China's second-largest mobile phone operator, China Unicom, posted a big jump in its first quarter earnings, helped by robust data demand, but one analyst tells CNBC he prefers the market leader China Mobile.
China Unicom’s quarterly net profit jumped nearly 7 times to $158.55 million from a year ago, largely in line with forecasts of analysts polled by Reuters.
But Neale Anderson, Asia Pacific Telecom & Media Analyst at HSBC, told CNBC Asia’s"Capital Connection", that he is bearish on the stock due to its high valuation, and huge investment in its network. He expects Unicom's net income margins to stay almost flat this year at around 3 percent, from 2 percent in 2011.
Anderson has an "underperform" call on China Unicom, with a one-year target price of HK$8.90, ($1.15) which is around a 40 percent downside from current levels.
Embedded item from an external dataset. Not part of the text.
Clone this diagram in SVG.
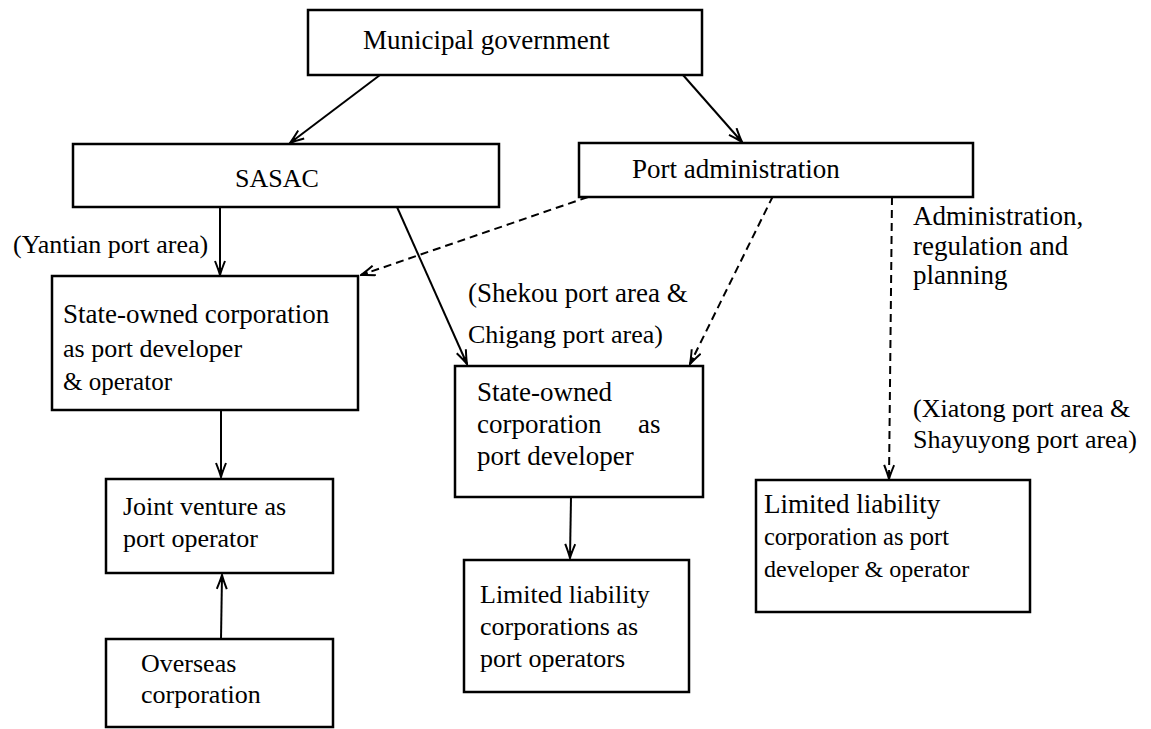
<svg xmlns="http://www.w3.org/2000/svg" width="1151" height="729" viewBox="0 0 1151 729">
<style>
.box{fill:#fff;stroke:#000;stroke-width:2.5}
.ln{fill:none;stroke:#000;stroke-width:2}
.dash{stroke-dasharray:8 5}
</style>
<defs>
<marker id="ah" markerUnits="userSpaceOnUse" markerWidth="16" markerHeight="12" viewBox="0 0 16 12" refX="15" refY="6" orient="auto">
<path d="M1,1 Q10,4.6 15,6 Q10,7.4 1,11" fill="none" stroke="#000" stroke-width="2"/>
<path d="M8,4 L15,6 L8,8 Z" fill="#000"/>
</marker>
</defs>
<rect width="1151" height="729" fill="#fff"/>
<g id="connectors">
<line class="ln" x1="380" y1="75" x2="290" y2="143" marker-end="url(#ah)"/>
<line class="ln" x1="683" y1="75" x2="742" y2="142" marker-end="url(#ah)"/>
<line class="ln" x1="220" y1="207" x2="220" y2="275" marker-end="url(#ah)"/>
<line class="ln" x1="397" y1="207" x2="467" y2="364" marker-end="url(#ah)"/>
<line class="ln dash" x1="588" y1="197" x2="361" y2="275" marker-end="url(#ah)"/>
<line class="ln dash" x1="773" y1="196" x2="690" y2="364" marker-end="url(#ah)"/>
<line class="ln dash" x1="892" y1="197" x2="889" y2="479" marker-end="url(#ah)"/>
<line class="ln" x1="221" y1="410" x2="221" y2="477" marker-end="url(#ah)"/>
<line class="ln" x1="221" y1="639" x2="222" y2="575" marker-end="url(#ah)"/>
<line class="ln" x1="571" y1="497" x2="570" y2="558" marker-end="url(#ah)"/>
</g>
<g id="municipal">
<rect class="box" x="308" y="10" width="394" height="65"/>
<text x="363" y="49" font-family="Liberation Serif, Times New Roman, serif" font-size="27">Municipal government</text>
</g>
<g id="sasac">
<rect class="box" x="73" y="144" width="426" height="63"/>
<text x="235" y="187" font-family="Liberation Serif, Times New Roman, serif" font-size="26">SASAC</text>
</g>
<g id="port-admin">
<rect class="box" x="579" y="143" width="394" height="54"/>
<text x="632" y="178" font-family="Liberation Serif, Times New Roman, serif" font-size="27">Port administration</text>
</g>
<g id="labels">
<text x="13" y="253" font-family="Liberation Serif, Times New Roman, serif" font-size="26">(Yantian port area)</text>
<text x="468" y="302" font-family="Liberation Serif, Times New Roman, serif" font-size="27">(Shekou port area &amp;</text>
<text x="468" y="343" font-family="Liberation Serif, Times New Roman, serif" font-size="26">Chigang port area)</text>
<text x="913" y="225" font-family="Liberation Serif, Times New Roman, serif" font-size="27">Administration,</text>
<text x="913" y="255" font-family="Liberation Serif, Times New Roman, serif" font-size="27">regulation and</text>
<text x="913" y="284" font-family="Liberation Serif, Times New Roman, serif" font-size="27">planning</text>
<text x="913" y="417" font-family="Liberation Serif, Times New Roman, serif" font-size="26">(Xiatong port area &amp;</text>
<text x="913" y="448" font-family="Liberation Serif, Times New Roman, serif" font-size="26">Shayuyong port area)</text>
</g>
<g id="soc-dev-op">
<rect class="box" x="52" y="276" width="306" height="134"/>
<text x="63" y="323" font-family="Liberation Serif, Times New Roman, serif" font-size="27">State-owned corporation</text>
<text x="63" y="357" font-family="Liberation Serif, Times New Roman, serif" font-size="26">as port developer</text>
<text x="63" y="390" font-family="Liberation Serif, Times New Roman, serif" font-size="25">&amp; operator</text>
</g>
<g id="soc-dev">
<rect class="box" x="455" y="366" width="248" height="131"/>
<text x="477" y="401" font-family="Liberation Serif, Times New Roman, serif" font-size="27">State-owned</text>
<text x="477" y="433" font-family="Liberation Serif, Times New Roman, serif" font-size="27">corporation</text>
<text x="638" y="433" font-family="Liberation Serif, Times New Roman, serif" font-size="27">as</text>
<text x="477" y="465" font-family="Liberation Serif, Times New Roman, serif" font-size="27">port developer</text>
</g>
<g id="joint-venture">
<rect class="box" x="106" y="479" width="227" height="94"/>
<text x="123" y="515" font-family="Liberation Serif, Times New Roman, serif" font-size="26">Joint venture as</text>
<text x="123" y="547" font-family="Liberation Serif, Times New Roman, serif" font-size="26">port operator</text>
</g>
<g id="overseas">
<rect class="box" x="106" y="639" width="227" height="88"/>
<text x="141" y="672" font-family="Liberation Serif, Times New Roman, serif" font-size="26">Overseas</text>
<text x="141" y="703" font-family="Liberation Serif, Times New Roman, serif" font-size="26">corporation</text>
</g>
<g id="llc-operators">
<rect class="box" x="464" y="560" width="225" height="132"/>
<text x="480" y="603" font-family="Liberation Serif, Times New Roman, serif" font-size="26">Limited liability</text>
<text x="480" y="635" font-family="Liberation Serif, Times New Roman, serif" font-size="26">corporations as</text>
<text x="480" y="667" font-family="Liberation Serif, Times New Roman, serif" font-size="26">port operators</text>
</g>
<g id="llc-dev-op">
<rect class="box" x="756" y="480" width="274" height="132"/>
<text x="764" y="513" font-family="Liberation Serif, Times New Roman, serif" font-size="27">Limited liability</text>
<text x="764" y="545" font-family="Liberation Serif, Times New Roman, serif" font-size="24.5">corporation as port</text>
<text x="764" y="577" font-family="Liberation Serif, Times New Roman, serif" font-size="24">developer &amp; operator</text>
</g>
</svg>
Instead, he recommends investors put their money on Unicom's bigger rival, China Mobile .
China Mobile, the world's largest mobile carrier by subscriber base, has been trading at a valuation of 11 times. That's much lower than China Unicom's PE ratio of about 30 times.
"The valuation gap is due to the fact that Chinese mobile carriers adopt different 3G technology," says Anderson.
Unlike China Unicom and No. 3 player China Telecom, China Mobile's homegrown 3G-network is relatively immature, and hence is unable to support certain devices, like Apple’s iphone, but that may change soon.
“China Mobile's 3G technology may reach maturity sooner than many expect. And that could result in a China Mobile inking an iphone deal with Apple in the next 12 months or so," he adds.
Anderson, therefore, has an "outperform" call on China Mobile, with a target price of HK$102. That's represents a 20 percent upside from current levels.